Pop music is baffling sometimes. It can be unoriginal, uninspiring, and frankly, boring at times. Happily, Laura Welsh’s debut LP Soft Control is a wonderful reminder of how remarkable and striking the pop genre can be. Welsh has come a long way since her days as ‘Laura and the Tears’, and Soft Control is a testament to her progress.

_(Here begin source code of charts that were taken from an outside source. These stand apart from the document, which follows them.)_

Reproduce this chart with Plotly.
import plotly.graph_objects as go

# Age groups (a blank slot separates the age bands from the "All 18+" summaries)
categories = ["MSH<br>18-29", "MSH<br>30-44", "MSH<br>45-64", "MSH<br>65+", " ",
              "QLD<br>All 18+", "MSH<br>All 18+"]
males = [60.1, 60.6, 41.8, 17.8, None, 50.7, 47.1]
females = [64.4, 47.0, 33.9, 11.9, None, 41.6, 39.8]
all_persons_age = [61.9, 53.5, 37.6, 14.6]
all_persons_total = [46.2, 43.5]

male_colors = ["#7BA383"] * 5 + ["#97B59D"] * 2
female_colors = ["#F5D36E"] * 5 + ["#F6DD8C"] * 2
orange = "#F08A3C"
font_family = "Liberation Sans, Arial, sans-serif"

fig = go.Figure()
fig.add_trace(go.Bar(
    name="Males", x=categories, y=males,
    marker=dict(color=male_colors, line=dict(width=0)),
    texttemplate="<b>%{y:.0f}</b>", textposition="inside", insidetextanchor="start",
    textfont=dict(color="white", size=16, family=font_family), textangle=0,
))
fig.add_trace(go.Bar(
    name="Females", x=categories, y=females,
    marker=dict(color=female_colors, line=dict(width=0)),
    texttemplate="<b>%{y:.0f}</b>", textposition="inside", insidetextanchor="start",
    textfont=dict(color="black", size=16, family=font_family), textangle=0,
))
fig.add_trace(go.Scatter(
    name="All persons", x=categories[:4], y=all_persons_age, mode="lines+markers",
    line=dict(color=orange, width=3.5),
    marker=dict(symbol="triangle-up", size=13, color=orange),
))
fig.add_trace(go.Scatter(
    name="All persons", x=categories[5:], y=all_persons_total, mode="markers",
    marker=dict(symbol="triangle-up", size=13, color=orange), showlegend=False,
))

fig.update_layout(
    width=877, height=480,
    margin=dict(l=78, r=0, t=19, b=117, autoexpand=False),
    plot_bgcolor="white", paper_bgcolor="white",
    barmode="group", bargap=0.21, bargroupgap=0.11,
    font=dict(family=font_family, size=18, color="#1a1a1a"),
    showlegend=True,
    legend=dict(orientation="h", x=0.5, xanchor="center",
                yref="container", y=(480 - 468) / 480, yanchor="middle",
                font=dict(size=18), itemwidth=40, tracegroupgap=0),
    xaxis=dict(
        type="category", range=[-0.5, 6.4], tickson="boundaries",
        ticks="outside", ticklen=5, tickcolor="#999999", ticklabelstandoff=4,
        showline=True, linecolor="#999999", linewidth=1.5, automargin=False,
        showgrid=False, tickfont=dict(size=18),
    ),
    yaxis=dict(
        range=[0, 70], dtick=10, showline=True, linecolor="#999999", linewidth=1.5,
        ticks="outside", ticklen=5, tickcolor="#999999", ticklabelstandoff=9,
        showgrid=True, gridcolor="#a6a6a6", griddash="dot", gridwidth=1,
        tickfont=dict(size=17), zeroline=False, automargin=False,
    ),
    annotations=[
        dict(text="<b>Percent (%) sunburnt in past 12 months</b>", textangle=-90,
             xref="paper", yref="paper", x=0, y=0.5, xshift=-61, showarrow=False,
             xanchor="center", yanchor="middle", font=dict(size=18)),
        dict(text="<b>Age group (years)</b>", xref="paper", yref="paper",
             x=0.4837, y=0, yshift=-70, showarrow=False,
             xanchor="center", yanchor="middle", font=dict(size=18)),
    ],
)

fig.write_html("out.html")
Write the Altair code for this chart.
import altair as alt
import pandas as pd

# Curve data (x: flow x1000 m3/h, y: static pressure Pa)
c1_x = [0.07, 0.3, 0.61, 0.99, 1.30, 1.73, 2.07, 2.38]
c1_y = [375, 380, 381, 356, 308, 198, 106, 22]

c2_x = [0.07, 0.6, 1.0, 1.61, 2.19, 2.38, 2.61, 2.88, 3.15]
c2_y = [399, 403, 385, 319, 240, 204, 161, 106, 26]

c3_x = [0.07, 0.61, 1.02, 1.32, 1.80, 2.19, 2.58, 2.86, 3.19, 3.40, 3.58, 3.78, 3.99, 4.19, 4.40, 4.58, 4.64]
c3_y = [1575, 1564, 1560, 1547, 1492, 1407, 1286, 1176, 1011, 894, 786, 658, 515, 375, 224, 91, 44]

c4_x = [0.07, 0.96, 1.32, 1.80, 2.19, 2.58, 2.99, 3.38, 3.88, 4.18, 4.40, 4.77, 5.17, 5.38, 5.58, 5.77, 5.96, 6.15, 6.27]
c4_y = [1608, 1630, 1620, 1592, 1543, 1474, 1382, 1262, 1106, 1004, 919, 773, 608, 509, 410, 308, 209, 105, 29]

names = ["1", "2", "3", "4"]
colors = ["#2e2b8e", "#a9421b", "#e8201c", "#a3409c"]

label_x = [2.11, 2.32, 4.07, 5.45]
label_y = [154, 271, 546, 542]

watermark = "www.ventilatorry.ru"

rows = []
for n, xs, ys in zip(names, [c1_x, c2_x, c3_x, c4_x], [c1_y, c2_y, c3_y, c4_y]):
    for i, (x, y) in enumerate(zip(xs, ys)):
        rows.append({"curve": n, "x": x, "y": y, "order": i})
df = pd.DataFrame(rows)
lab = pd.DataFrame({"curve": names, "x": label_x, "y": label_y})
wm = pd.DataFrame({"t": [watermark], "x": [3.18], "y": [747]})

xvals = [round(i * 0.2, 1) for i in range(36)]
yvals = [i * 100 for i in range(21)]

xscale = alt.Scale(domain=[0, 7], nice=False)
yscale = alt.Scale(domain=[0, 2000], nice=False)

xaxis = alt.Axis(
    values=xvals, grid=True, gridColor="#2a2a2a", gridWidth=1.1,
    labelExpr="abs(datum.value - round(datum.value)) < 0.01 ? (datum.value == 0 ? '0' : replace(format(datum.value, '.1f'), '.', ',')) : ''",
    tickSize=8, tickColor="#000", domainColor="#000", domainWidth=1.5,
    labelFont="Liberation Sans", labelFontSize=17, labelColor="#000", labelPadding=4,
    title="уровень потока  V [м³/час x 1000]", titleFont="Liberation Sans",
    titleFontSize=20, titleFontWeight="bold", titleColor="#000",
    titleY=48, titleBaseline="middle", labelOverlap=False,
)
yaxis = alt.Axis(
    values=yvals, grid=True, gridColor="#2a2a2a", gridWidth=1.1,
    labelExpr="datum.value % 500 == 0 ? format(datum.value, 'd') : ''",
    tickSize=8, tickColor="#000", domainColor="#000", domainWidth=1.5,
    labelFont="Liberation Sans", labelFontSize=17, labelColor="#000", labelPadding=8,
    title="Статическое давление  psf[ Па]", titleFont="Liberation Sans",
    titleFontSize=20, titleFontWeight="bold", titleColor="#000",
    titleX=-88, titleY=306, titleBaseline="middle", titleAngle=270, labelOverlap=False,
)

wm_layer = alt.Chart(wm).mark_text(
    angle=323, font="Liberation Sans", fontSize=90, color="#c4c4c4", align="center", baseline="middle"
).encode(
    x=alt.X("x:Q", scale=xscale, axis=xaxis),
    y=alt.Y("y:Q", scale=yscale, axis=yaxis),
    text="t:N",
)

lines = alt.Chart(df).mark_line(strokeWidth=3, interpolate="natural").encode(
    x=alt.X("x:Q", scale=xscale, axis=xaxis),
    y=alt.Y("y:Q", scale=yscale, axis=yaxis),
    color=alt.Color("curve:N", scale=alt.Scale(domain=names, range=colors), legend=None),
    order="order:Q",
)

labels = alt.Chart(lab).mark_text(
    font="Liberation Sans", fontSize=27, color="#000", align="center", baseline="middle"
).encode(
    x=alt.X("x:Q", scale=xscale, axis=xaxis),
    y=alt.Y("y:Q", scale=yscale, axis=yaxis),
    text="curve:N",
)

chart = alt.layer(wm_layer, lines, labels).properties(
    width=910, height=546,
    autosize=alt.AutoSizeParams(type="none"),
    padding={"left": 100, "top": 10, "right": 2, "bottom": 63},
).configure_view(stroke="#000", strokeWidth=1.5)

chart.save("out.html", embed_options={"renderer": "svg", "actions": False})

Marrying the genres of electronic-R&B and pop perfectly, Welsh’s power-ballad vocals subtly outshine the backing tracks of songs like ‘Ghosts’ and ‘God Keeps’, without drowning them out completely. The melodies are cutely intertwined with the piano and orchestral rhythms, as the inputs of synthesisers and electronic percussion are balanced brilliantly. On first impressions, Soft Control is remarkably reminiscent of a cross between a watered down Bipolar Sunshine and London Grammar: built around all of the key electronic tricks of the trade, like the clippy-cloppy percussion and dark synthesisers on ‘Still Life’, are flagged up and measured out subtly. Her music is elegant, deep, and a evocative of her early work with producer and musician Dev Hynes.

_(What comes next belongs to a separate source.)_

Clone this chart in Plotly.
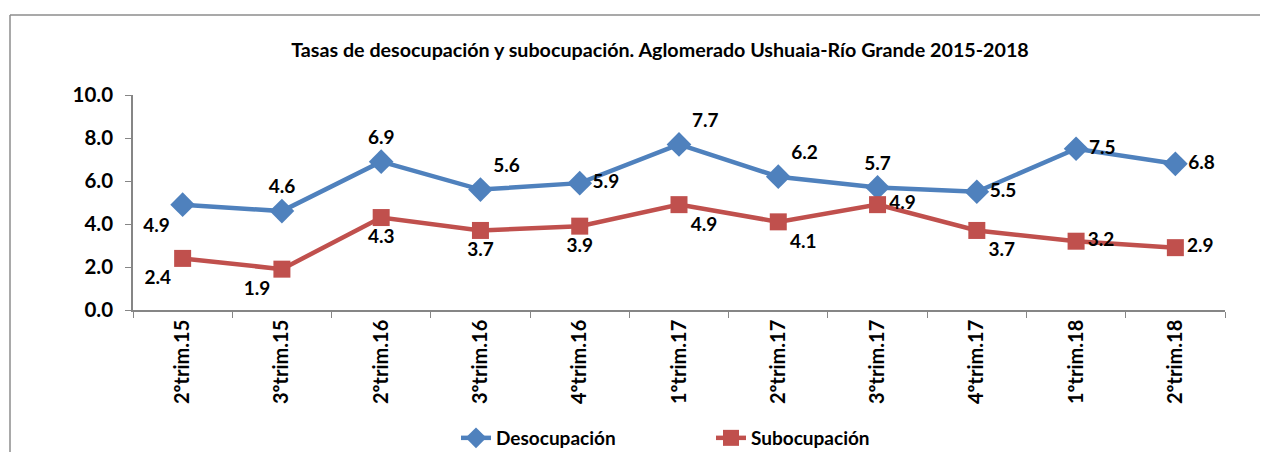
"""
Tasas de desocupación y subocupación — Ushuaia-Río Grande (Plotly)
"""
import plotly.graph_objects as go

# ─── DATA ──────────────────────────────────────────────────
periodos = ["2ºtrim.15", "3ºtrim.15", "2ºtrim.16", "3ºtrim.16", "4ºtrim.16",
            "1ºtrim.17", "2ºtrim.17", "3ºtrim.17", "4ºtrim.17", "1ºtrim.18", "2ºtrim.18"]
desocupacion = [4.9, 4.6, 6.9, 5.6, 5.9, 7.7, 6.2, 5.7, 5.5, 7.5, 6.8]
subocupacion = [2.4, 1.9, 4.3, 3.7, 3.9, 4.9, 4.1, 4.9, 3.7, 3.2, 2.9]

# label placement (as in the original Excel chart)
pos_deso = ["bottom left", "top center", "top center", "top right", "middle right",
            "top right", "top right", "top center", "middle right", "middle right", "middle right"]
pos_sub = ["bottom left", "bottom left", "bottom center", "bottom center", "bottom center",
           "bottom right", "bottom right", "middle right", "bottom right", "middle right", "middle right"]

# ─── STYLE ─────────────────────────────────────────────────
FONT = "Lato, 'Liberation Sans', sans-serif"
blue = "#4F81BD"
red = "#C0504D"
axis_gray = "#868686"
W, H = 1260, 444          # page body has an 8px margin

fig = go.Figure()

fig.add_trace(go.Scatter(
    x=periodos, y=desocupacion, name="Desocupación",
    mode="lines+markers+text",
    line=dict(color=blue, width=4.5),
    marker=dict(symbol="diamond", size=19, color=blue),
    text=[f"{v:.1f}" for v in desocupacion],
    textposition=pos_deso,
    textfont=dict(family=FONT, size=19, color="black", weight="bold"),
    cliponaxis=False,
))
fig.add_trace(go.Scatter(
    x=periodos, y=subocupacion, name="Subocupación",
    mode="lines+markers+text",
    line=dict(color=red, width=4.5),
    marker=dict(symbol="square", size=17, color=red),
    text=[f"{v:.1f}" for v in subocupacion],
    textposition=pos_sub,
    textfont=dict(family=FONT, size=19, color="black", weight="bold"),
    cliponaxis=False,
))

fig.update_layout(
    width=W, height=H,
    paper_bgcolor="white", plot_bgcolor="white",
    font=dict(family=FONT, color="black"),
    margin=dict(l=125, r=43, t=87, b=142),
    title=dict(
        text="Tasas de desocupación y subocupación. Aglomerado Ushuaia-Río Grande 2015-2018",
        font=dict(family=FONT, size=19.7, color="black", weight="bold"),
        x=652 / W, xanchor="center", xref="container",
        y=1 - 42 / H, yanchor="middle", yref="container",
    ),
    showlegend=True,
    legend=dict(
        orientation="h",
        x=448 / W, xanchor="left", xref="container",
        y=1 - 430 / H, yanchor="middle", yref="container",
        font=dict(family=FONT, size=19, color="black", weight="bold"),
        entrywidth=210, entrywidthmode="pixels",
        tracegroupgap=0,
    ),
)

fig.update_xaxes(
    type="category", range=[-0.5, len(periodos) - 0.5],
    showline=True, linecolor=axis_gray, linewidth=1.5,
    ticks="outside", tickson="boundaries", ticklen=6, tickcolor=axis_gray,
    tickangle=-90, showgrid=False, zeroline=False,
    tickfont=dict(family=FONT, size=20, color="black", weight="bold"),
)
fig.update_yaxes(
    range=[0, 10], dtick=2, tickformat=".1f",
    showline=True, linecolor=axis_gray, linewidth=1.5,
    ticks="outside", ticklen=6, tickcolor=axis_gray, ticklabelstandoff=8,
    showgrid=False, zeroline=False,
    tickfont=dict(family=FONT, size=20.5, color="black", weight="bold"),
)

# chart frame (left and top edges visible in the crop)
pw, ph = W - 125 - 43, H - 87 - 142
left = (10 - 133) / pw
top = 1 + (95 - 15) / ph
bottom = -3
fig.add_shape(type="line", xref="paper", yref="paper",
              x0=left, x1=left, y0=bottom, y1=top,
              line=dict(color="#8c8c8c", width=1.5))
fig.add_shape(type="line", xref="paper", yref="paper",
              x0=left, x1=2, y0=top, y1=top,
              line=dict(color="#8c8c8c", width=1.5))

fig.write_html("out.html")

Welsh prefers her music to be labeled as ‘hypnotic electric soul-pop’. Point made, and point received. There is something stirringly spellbinding about Soft Control. ‘Breath Me In’, for instance, compromises slow beating muted guitar a long a stretch of droning synthesisers. The instrumentation merely keeps the rhythms interesting, and allows Welsh’s voice to freely roam where it desires. As solo albums should be, the singer is given the reigns. Welsh is given control; room to show off her voice. “Baby just breathe me in”, she sings. Simple, yet deeply intimate and lustful. Lyrically, she’s mindful and poetic.
Slow clicking and sensually seductive, tracks like ‘Hollow Drum’ again accentuate Welsh’s voice as the main instrument of choice. It’s a calm pounding of finger clicking and straight cutting blues-pop. In essence, it’s pop music performed in an inventive, creative way. Each instrument is diluted, restrained and compressed to co-exist with Welsh’s ever-growing sound. However, Soft Control is neither under-produced, nor rushed. Instead, it is an exquisite slurp of cool, vintage electronic sounds waiting to be gobbled up. Smeared over a layer of minimalist, yet full sounding production, Soft Control is miles apart from a flat listen, and you’ll be licking your fingers for days after the first listen.

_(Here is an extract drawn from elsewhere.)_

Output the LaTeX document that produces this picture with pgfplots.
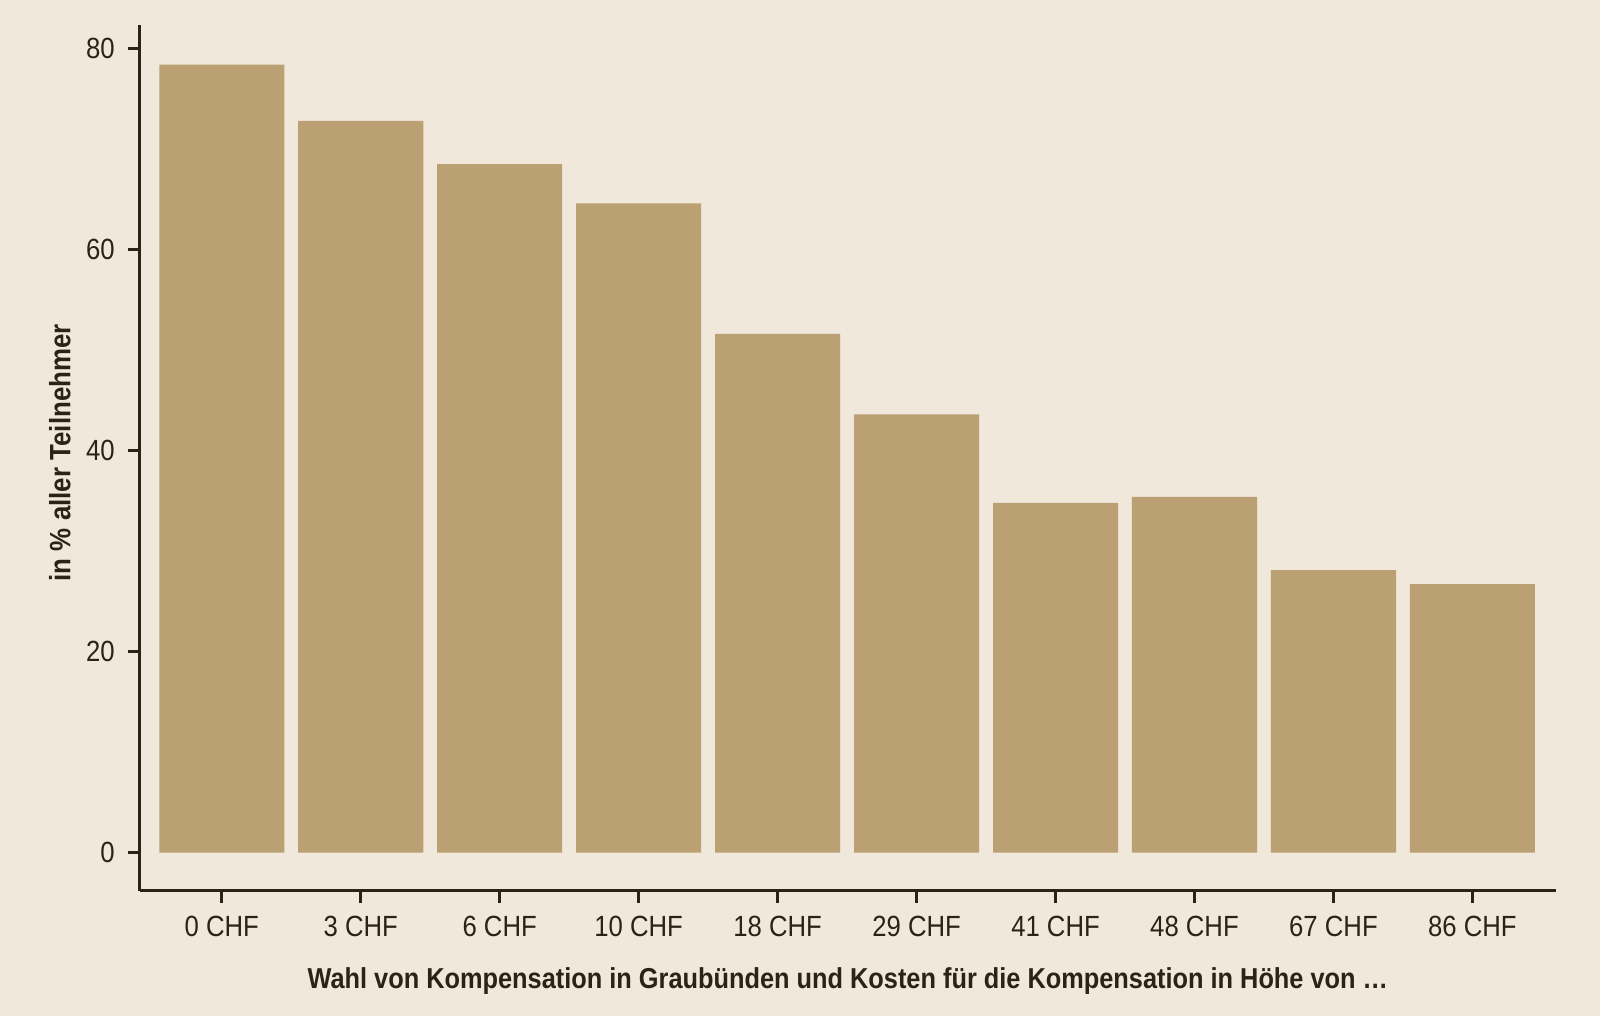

With all things considered, Soft Control has been whittled and polished into a strong product of hard work, raw vocal talent and personality. It’s a dramatic album, but it’s strangely intimate and hypnotic too. Welsh makes the bigger picture her own canvas to paint on, and her pallet is awash with colour and mystery.
Nothing baffling about Laura Welsh’s take on pop music, then. An inspiring, well-rounded record that locks the fingers of sassy electro soul with the cool structures of slow-jam pop music. A triumph in every sense of the word.